SET TASK: Retype all material exactly. Pictures stay out of the copy.

INFORMATION SHOWN:
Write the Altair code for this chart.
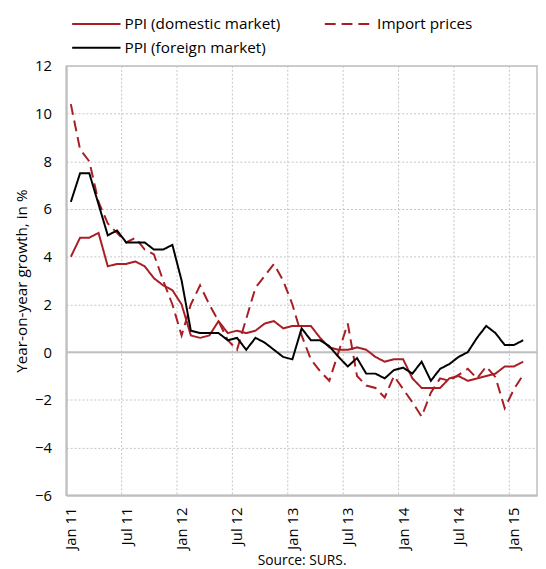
import altair as alt
import pandas as pd

# ---- data ----
tick_labels = ["Jan 11", "Jul 11", "Jan 12", "Jul 12", "Jan 13",
               "Jul 13", "Jan 14", "Jul 14", "Jan 15"]
tick_positions = [0, 6, 12, 18, 24, 30, 36, 42, 48]          # month index of each label
grid_boundaries = [5.5, 11.5, 17.5, 23.5, 29.5, 35.5, 41.5, 47.5]
n_categories = 51                                            # Jan 11 .. Mar 15

name_dom = "PPI (domestic market)"
name_imp = "Import prices"
name_for = "PPI (foreign market)"

# monthly values, Jan 2011 .. Feb 2015
ppi_domestic = [4.0, 4.8, 4.8, 5.0, 3.6, 3.7, 3.7, 3.8, 3.6, 3.1,
                2.8, 2.6, 2.0, 0.7, 0.6, 0.7, 1.3, 0.8, 0.9, 0.8,
                0.9, 1.2, 1.3, 1.0, 1.1, 1.1, 1.1, 0.6, 0.2, 0.1,
                0.1, 0.2, 0.1, -0.2, -0.4, -0.3, -0.3, -1.1, -1.5, -1.5,
                -1.5, -1.1, -1.0, -1.2, -1.1, -1.0, -0.9, -0.6, -0.6, -0.4]

ppi_foreign = [6.3, 7.5, 7.5, 6.2, 4.9, 5.1, 4.6, 4.6, 4.6, 4.3,
               4.3, 4.5, 3.0, 0.9, 0.8, 0.8, 0.8, 0.5, 0.6, 0.1,
               0.6, 0.4, 0.1, -0.2, -0.3, 1.0, 0.5, 0.5, 0.25, -0.2,
               -0.6, -0.25, -0.9, -0.9, -1.1, -0.75, -0.65, -0.9, -0.4, -1.2,
               -0.7, -0.5, -0.2, 0.0, 0.6, 1.1, 0.8, 0.3, 0.3, 0.5]

import_prices = [10.4, 8.5, 8.0, 6.3, 5.4, 5.0, 4.6, 4.8, 4.3, 4.1,
                 3.0, 2.0, 0.7, 2.0, 2.8, 2.0, 1.3, 0.5, 0.1, 1.4,
                 2.7, 3.2, 3.7, 3.0, 2.0, 0.7, -0.3, -0.8, -1.2, 0.0,
                 1.2, -1.0, -1.4, -1.5, -1.9, -1.0, -1.55, -2.1, -2.7, -1.7,
                 -1.1, -1.2, -0.95, -0.7, -1.1, -0.6, -1.05, -2.35, -1.55, -0.95]


def long_table(pairs):
    rows = []
    for name, vals in pairs:
        for i, v in enumerate(vals):
            rows.append({"idx": i, "value": v, "series": name})
    return pd.DataFrame(rows)


df_red = long_table([(name_dom, ppi_domestic), (name_imp, import_prices)])
df_black = long_table([(name_for, ppi_foreign)])

RED = "#A81E24"
BLACK = "#000000"
AXIS_GRAY = "#BFBFBF"
GRID_GRAY = "#C4C4C4"
FONT = "Open Sans"

label_array = "[" + ",".join("'%s'" % t for t in tick_labels) + "]"

x_scale = alt.Scale(domain=[-0.5, n_categories - 0.5], nice=False, zero=False)
y_scale = alt.Scale(domain=[-6, 12], nice=False)

x_axis = alt.Axis(
    values=tick_positions,
    labelExpr=label_array + "[round(datum.value / 6)]",
    labelAngle=-90, labelAlign="right", labelBaseline="middle",
    grid=False, ticks=False,
    domainColor=AXIS_GRAY, domainWidth=2,
    labelFontSize=15, labelColor="black", labelPadding=12,
    title="Source: SURS.", titleFontSize=14, titleFontWeight="normal",
    titleColor="black", titlePadding=5,
)
y_axis = alt.Axis(
    values=list(range(-6, 13, 2)),
    grid=True, gridDash=[2, 2], gridColor=GRID_GRAY, gridWidth=1,
    ticks=False, domainColor=AXIS_GRAY, domainWidth=2,
    labelFontSize=15, labelColor="black", labelPadding=15,
    title="Year-on-year growth, in %", titleFontSize=15.5,
    titleFontWeight="normal", titleColor="black", titlePadding=5,
)


def make_legend(y):
    return alt.Legend(
        title=None, orient="none", legendX=5, legendY=y,
        direction="horizontal", columnPadding=41,
        symbolType="stroke", symbolSize=2401, symbolStrokeWidth=2,
        labelFontSize=15.5, labelColor="black", labelOffset=3, padding=0,
    )


legend_row1 = make_legend(-68)
legend_row2 = make_legend(-44)

grid_df = pd.DataFrame({"idx": grid_boundaries})
vgrid = alt.Chart(grid_df).mark_rule(
    color=GRID_GRAY, strokeDash=[2, 2], strokeWidth=1
).encode(x=alt.X("idx:Q", scale=x_scale, axis=x_axis))

zero_df = pd.DataFrame({"value": [0]})
zero_line = alt.Chart(zero_df).mark_rule(
    color=AXIS_GRAY, strokeWidth=2
).encode(y=alt.Y("value:Q", scale=y_scale, axis=y_axis))

red_lines = alt.Chart(df_red).mark_line(strokeWidth=2).encode(
    x=alt.X("idx:Q", scale=x_scale, axis=x_axis),
    y=alt.Y("value:Q", scale=y_scale, axis=y_axis),
    color=alt.Color("series:N",
                    scale=alt.Scale(domain=[name_dom, name_imp], range=[RED, RED]),
                    legend=legend_row1),
    strokeDash=alt.StrokeDash("series:N",
                              scale=alt.Scale(domain=[name_dom, name_imp],
                                              range=[[1, 0], [11, 6]]),
                              legend=legend_row1),
)

black_line = alt.Chart(df_black).mark_line(strokeWidth=2).encode(
    x=alt.X("idx:Q", scale=x_scale, axis=x_axis),
    y=alt.Y("value:Q", scale=y_scale, axis=y_axis),
    color=alt.Color("series:N",
                    scale=alt.Scale(domain=[name_for], range=[BLACK]),
                    legend=legend_row2),
    strokeDash=alt.StrokeDash("series:N",
                              scale=alt.Scale(domain=[name_for], range=[[1, 0]]),
                              legend=legend_row2),
)

chart = alt.layer(vgrid, zero_line, red_lines, black_line).resolve_scale(
    color="independent", strokeDash="independent"
).properties(
    width=477, height=435,
    autosize=alt.AutoSizeParams(type="none"),
    padding={"left": 59, "top": 55, "right": 1, "bottom": 71},
).configure(font=FONT).configure_view(
    stroke=AXIS_GRAY, strokeWidth=1.5
)

chart.save("out.html", embed_options={"renderer": "svg", "actions": False})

ANSWER:
Write the Altair code for this chart.
import altair as alt
import pandas as pd

# ---- data ----
tick_labels = ["Jan 11", "Jul 11", "Jan 12", "Jul 12", "Jan 13",
               "Jul 13", "Jan 14", "Jul 14", "Jan 15"]
tick_positions = [0, 6, 12, 18, 24, 30, 36, 42, 48]          # month index of each label
grid_boundaries = [5.5, 11.5, 17.5, 23.5, 29.5, 35.5, 41.5, 47.5]
n_categories = 51                                            # Jan 11 .. Mar 15

name_dom = "PPI (domestic market)"
name_imp = "Import prices"
name_for = "PPI (foreign market)"

# monthly values, Jan 2011 .. Feb 2015
ppi_domestic = [4.0, 4.8, 4.8, 5.0, 3.6, 3.7, 3.7, 3.8, 3.6, 3.1,
                2.8, 2.6, 2.0, 0.7, 0.6, 0.7, 1.3, 0.8, 0.9, 0.8,
                0.9, 1.2, 1.3, 1.0, 1.1, 1.1, 1.1, 0.6, 0.2, 0.1,
                0.1, 0.2, 0.1, -0.2, -0.4, -0.3, -0.3, -1.1, -1.5, -1.5,
                -1.5, -1.1, -1.0, -1.2, -1.1, -1.0, -0.9, -0.6, -0.6, -0.4]

ppi_foreign = [6.3, 7.5, 7.5, 6.2, 4.9, 5.1, 4.6, 4.6, 4.6, 4.3,
               4.3, 4.5, 3.0, 0.9, 0.8, 0.8, 0.8, 0.5, 0.6, 0.1,
               0.6, 0.4, 0.1, -0.2, -0.3, 1.0, 0.5, 0.5, 0.25, -0.2,
               -0.6, -0.25, -0.9, -0.9, -1.1, -0.75, -0.65, -0.9, -0.4, -1.2,
               -0.7, -0.5, -0.2, 0.0, 0.6, 1.1, 0.8, 0.3, 0.3, 0.5]

import_prices = [10.4, 8.5, 8.0, 6.3, 5.4, 5.0, 4.6, 4.8, 4.3, 4.1,
                 3.0, 2.0, 0.7, 2.0, 2.8, 2.0, 1.3, 0.5, 0.1, 1.4,
                 2.7, 3.2, 3.7, 3.0, 2.0, 0.7, -0.3, -0.8, -1.2, 0.0,
                 1.2, -1.0, -1.4, -1.5, -1.9, -1.0, -1.55, -2.1, -2.7, -1.7,
                 -1.1, -1.2, -0.95, -0.7, -1.1, -0.6, -1.05, -2.35, -1.55, -0.95]


def long_table(pairs):
    rows = []
    for name, vals in pairs:
        for i, v in enumerate(vals):
            rows.append({"idx": i, "value": v, "series": name})
    return pd.DataFrame(rows)


df_red = long_table([(name_dom, ppi_domestic), (name_imp, import_prices)])
df_black = long_table([(name_for, ppi_foreign)])

RED = "#A81E24"
BLACK = "#000000"
AXIS_GRAY = "#BFBFBF"
GRID_GRAY = "#C4C4C4"
FONT = "Open Sans"

label_array = "[" + ",".join("'%s'" % t for t in tick_labels) + "]"

x_scale = alt.Scale(domain=[-0.5, n_categories - 0.5], nice=False, zero=False)
y_scale = alt.Scale(domain=[-6, 12], nice=False)

x_axis = alt.Axis(
    values=tick_positions,
    labelExpr=label_array + "[round(datum.value / 6)]",
    labelAngle=-90, labelAlign="right", labelBaseline="middle",
    grid=False, ticks=False,
    domainColor=AXIS_GRAY, domainWidth=2,
    labelFontSize=15, labelColor="black", labelPadding=12,
    title="Source: SURS.", titleFontSize=14, titleFontWeight="normal",
    titleColor="black", titlePadding=5,
)
y_axis = alt.Axis(
    values=list(range(-6, 13, 2)),
    grid=True, gridDash=[2, 2], gridColor=GRID_GRAY, gridWidth=1,
    ticks=False, domainColor=AXIS_GRAY, domainWidth=2,
    labelFontSize=15, labelColor="black", labelPadding=15,
    title="Year-on-year growth, in %", titleFontSize=15.5,
    titleFontWeight="normal", titleColor="black", titlePadding=5,
)


def make_legend(y):
    return alt.Legend(
        title=None, orient="none", legendX=5, legendY=y,
        direction="horizontal", columnPadding=41,
        symbolType="stroke", symbolSize=2401, symbolStrokeWidth=2,
        labelFontSize=15.5, labelColor="black", labelOffset=3, padding=0,
    )


legend_row1 = make_legend(-68)
legend_row2 = make_legend(-44)

grid_df = pd.DataFrame({"idx": grid_boundaries})
vgrid = alt.Chart(grid_df).mark_rule(
    color=GRID_GRAY, strokeDash=[2, 2], strokeWidth=1
).encode(x=alt.X("idx:Q", scale=x_scale, axis=x_axis))

zero_df = pd.DataFrame({"value": [0]})
zero_line = alt.Chart(zero_df).mark_rule(
    color=AXIS_GRAY, strokeWidth=2
).encode(y=alt.Y("value:Q", scale=y_scale, axis=y_axis))

red_lines = alt.Chart(df_red).mark_line(strokeWidth=2).encode(
    x=alt.X("idx:Q", scale=x_scale, axis=x_axis),
    y=alt.Y("value:Q", scale=y_scale, axis=y_axis),
    color=alt.Color("series:N",
                    scale=alt.Scale(domain=[name_dom, name_imp], range=[RED, RED]),
                    legend=legend_row1),
    strokeDash=alt.StrokeDash("series:N",
                              scale=alt.Scale(domain=[name_dom, name_imp],
                                              range=[[1, 0], [11, 6]]),
                              legend=legend_row1),
)

black_line = alt.Chart(df_black).mark_line(strokeWidth=2).encode(
    x=alt.X("idx:Q", scale=x_scale, axis=x_axis),
    y=alt.Y("value:Q", scale=y_scale, axis=y_axis),
    color=alt.Color("series:N",
                    scale=alt.Scale(domain=[name_for], range=[BLACK]),
                    legend=legend_row2),
    strokeDash=alt.StrokeDash("series:N",
                              scale=alt.Scale(domain=[name_for], range=[[1, 0]]),
                              legend=legend_row2),
)

chart = alt.layer(vgrid, zero_line, red_lines, black_line).resolve_scale(
    color="independent", strokeDash="independent"
).properties(
    width=477, height=435,
    autosize=alt.AutoSizeParams(type="none"),
    padding={"left": 59, "top": 55, "right": 1, "bottom": 71},
).configure(font=FONT).configure_view(
    stroke=AXIS_GRAY, strokeWidth=1.5
)

chart.save("out.html", embed_options={"renderer": "svg", "actions": False})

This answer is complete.